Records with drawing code
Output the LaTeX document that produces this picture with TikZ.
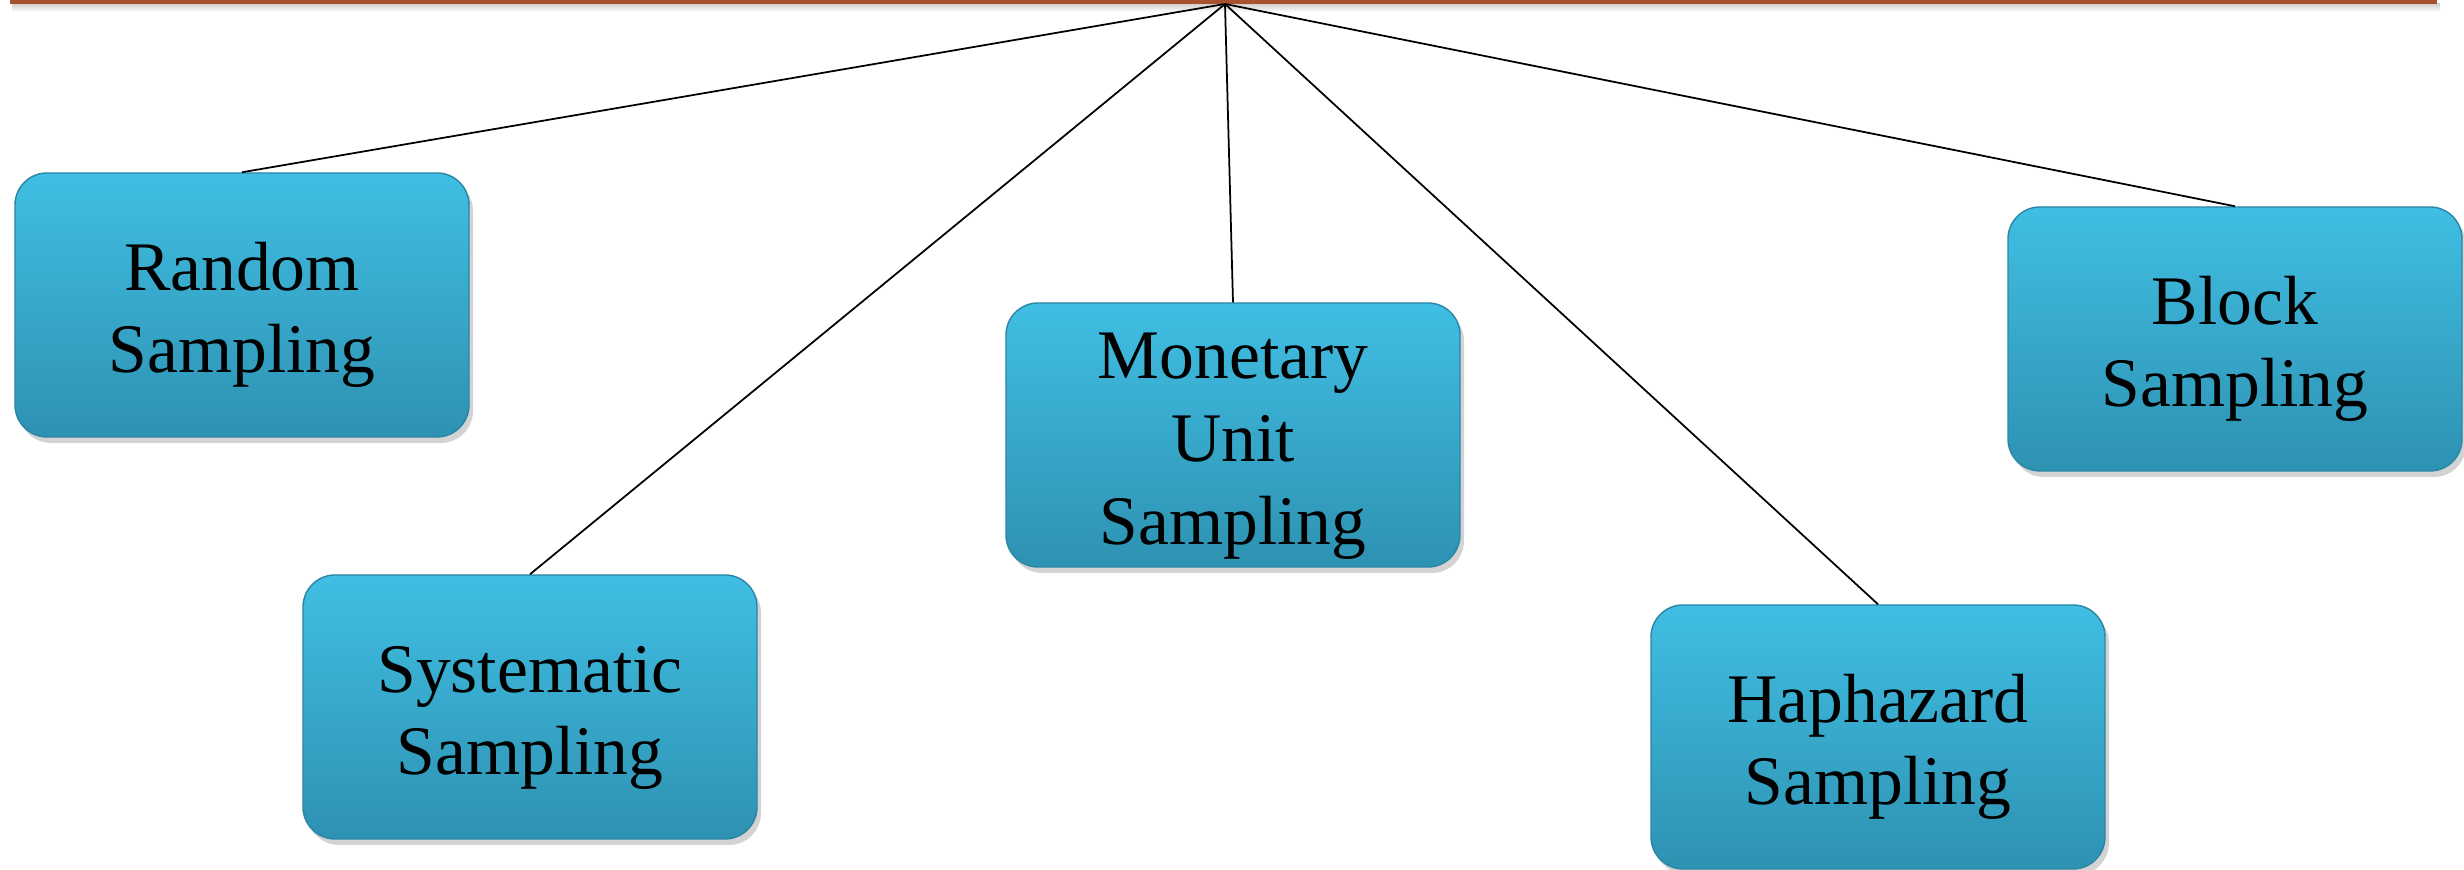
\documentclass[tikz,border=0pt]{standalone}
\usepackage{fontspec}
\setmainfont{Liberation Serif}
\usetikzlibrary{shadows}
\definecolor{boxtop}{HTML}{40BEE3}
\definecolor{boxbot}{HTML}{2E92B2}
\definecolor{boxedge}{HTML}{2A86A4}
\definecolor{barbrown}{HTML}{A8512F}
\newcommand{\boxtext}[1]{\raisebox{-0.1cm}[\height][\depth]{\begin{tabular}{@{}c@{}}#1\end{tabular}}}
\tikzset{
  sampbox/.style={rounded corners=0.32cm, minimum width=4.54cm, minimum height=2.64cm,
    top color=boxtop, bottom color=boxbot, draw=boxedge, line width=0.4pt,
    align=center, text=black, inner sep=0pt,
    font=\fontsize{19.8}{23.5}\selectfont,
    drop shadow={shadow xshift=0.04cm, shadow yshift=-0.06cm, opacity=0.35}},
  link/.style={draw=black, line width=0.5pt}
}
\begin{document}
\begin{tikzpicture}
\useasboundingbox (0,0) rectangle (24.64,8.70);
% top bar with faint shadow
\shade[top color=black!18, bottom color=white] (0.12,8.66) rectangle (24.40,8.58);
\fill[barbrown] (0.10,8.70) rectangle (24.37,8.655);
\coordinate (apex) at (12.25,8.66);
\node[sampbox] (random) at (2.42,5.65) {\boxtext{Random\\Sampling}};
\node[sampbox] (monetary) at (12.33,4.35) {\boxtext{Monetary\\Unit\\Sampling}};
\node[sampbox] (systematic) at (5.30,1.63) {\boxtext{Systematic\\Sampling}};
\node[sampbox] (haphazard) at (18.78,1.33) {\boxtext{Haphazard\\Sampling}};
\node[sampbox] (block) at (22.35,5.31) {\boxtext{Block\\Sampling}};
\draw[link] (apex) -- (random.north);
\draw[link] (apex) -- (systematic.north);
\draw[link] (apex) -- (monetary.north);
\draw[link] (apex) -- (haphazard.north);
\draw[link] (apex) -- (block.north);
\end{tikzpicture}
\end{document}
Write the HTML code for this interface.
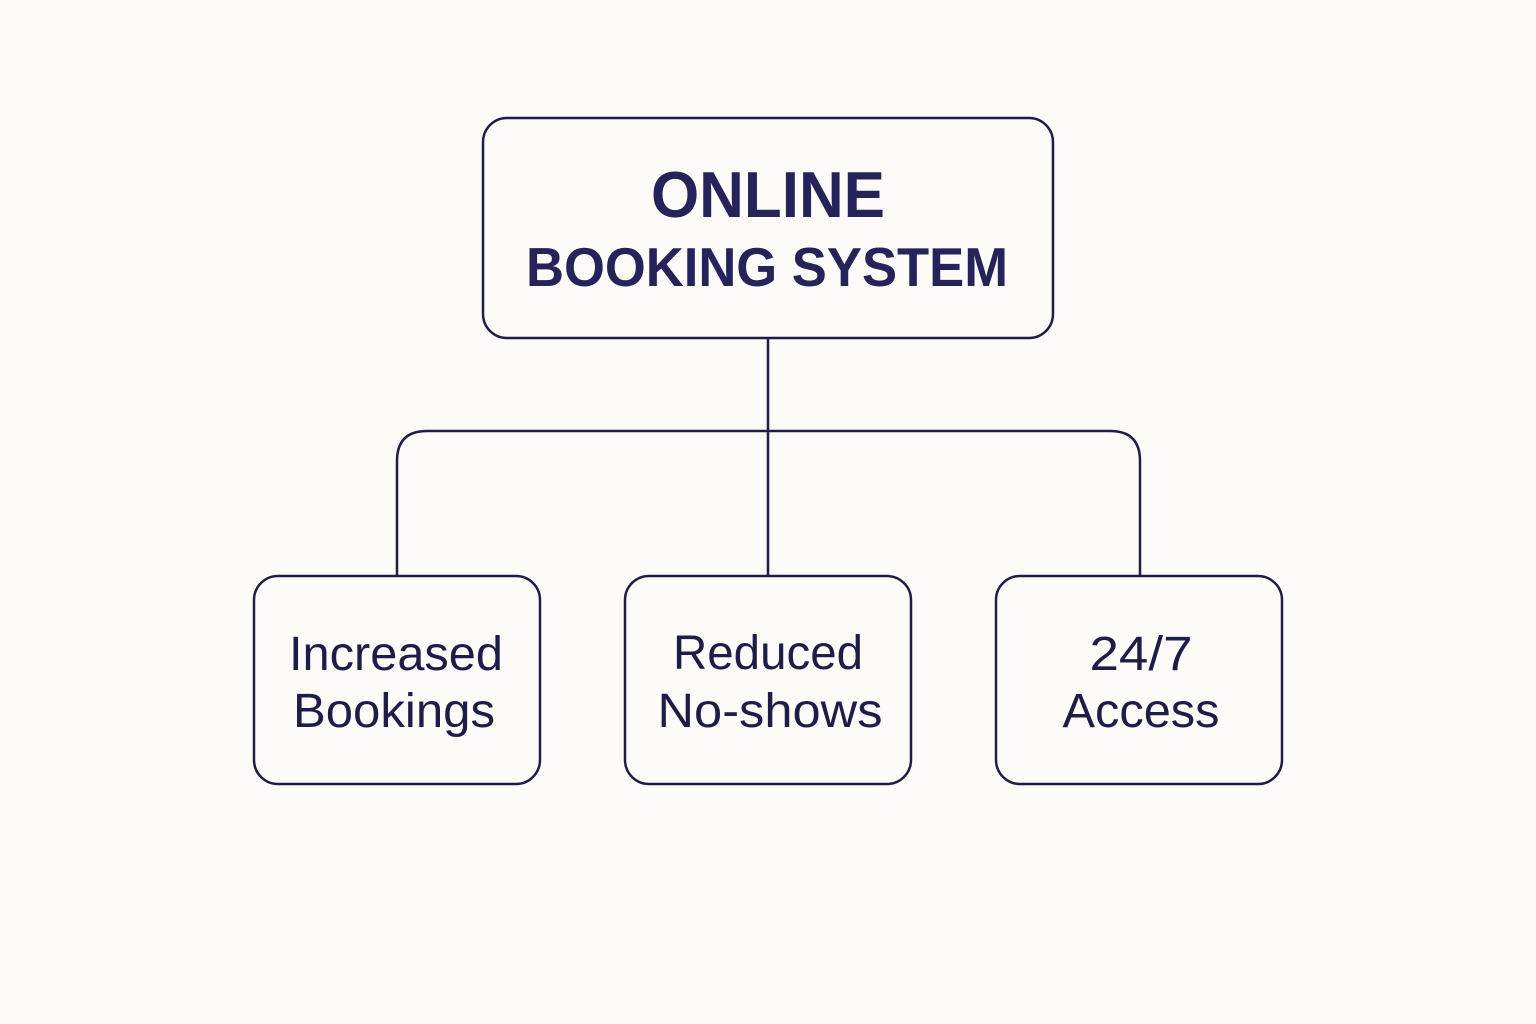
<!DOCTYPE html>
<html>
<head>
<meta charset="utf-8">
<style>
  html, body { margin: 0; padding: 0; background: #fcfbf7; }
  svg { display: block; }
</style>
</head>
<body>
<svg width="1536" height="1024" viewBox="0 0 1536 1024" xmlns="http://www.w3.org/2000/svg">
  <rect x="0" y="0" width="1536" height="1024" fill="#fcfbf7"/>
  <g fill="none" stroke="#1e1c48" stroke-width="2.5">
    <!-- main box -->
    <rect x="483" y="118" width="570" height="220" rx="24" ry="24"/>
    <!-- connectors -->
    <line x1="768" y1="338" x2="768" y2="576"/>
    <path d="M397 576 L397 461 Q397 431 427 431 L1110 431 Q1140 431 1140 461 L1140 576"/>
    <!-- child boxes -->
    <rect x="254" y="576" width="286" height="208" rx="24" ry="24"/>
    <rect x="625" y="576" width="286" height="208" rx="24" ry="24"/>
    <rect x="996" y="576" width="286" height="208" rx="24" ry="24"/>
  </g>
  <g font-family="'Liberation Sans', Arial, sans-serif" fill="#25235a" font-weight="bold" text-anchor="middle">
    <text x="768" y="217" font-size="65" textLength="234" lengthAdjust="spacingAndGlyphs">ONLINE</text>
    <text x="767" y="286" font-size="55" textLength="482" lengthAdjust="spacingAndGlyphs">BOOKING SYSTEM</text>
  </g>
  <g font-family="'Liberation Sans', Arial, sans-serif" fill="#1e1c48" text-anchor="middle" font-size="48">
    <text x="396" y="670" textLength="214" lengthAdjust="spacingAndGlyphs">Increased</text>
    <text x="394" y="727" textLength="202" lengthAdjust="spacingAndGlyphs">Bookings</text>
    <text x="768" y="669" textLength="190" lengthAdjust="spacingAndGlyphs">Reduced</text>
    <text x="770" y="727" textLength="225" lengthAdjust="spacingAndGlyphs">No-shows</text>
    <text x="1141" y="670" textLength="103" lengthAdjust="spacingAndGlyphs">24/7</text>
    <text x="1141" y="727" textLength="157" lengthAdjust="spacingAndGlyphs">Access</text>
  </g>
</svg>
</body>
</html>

### [GIVEN PROBLEM]
In the listing, how many lines hold "this"? Answer with a bare number.

### [CORRECT OUTPUT]
2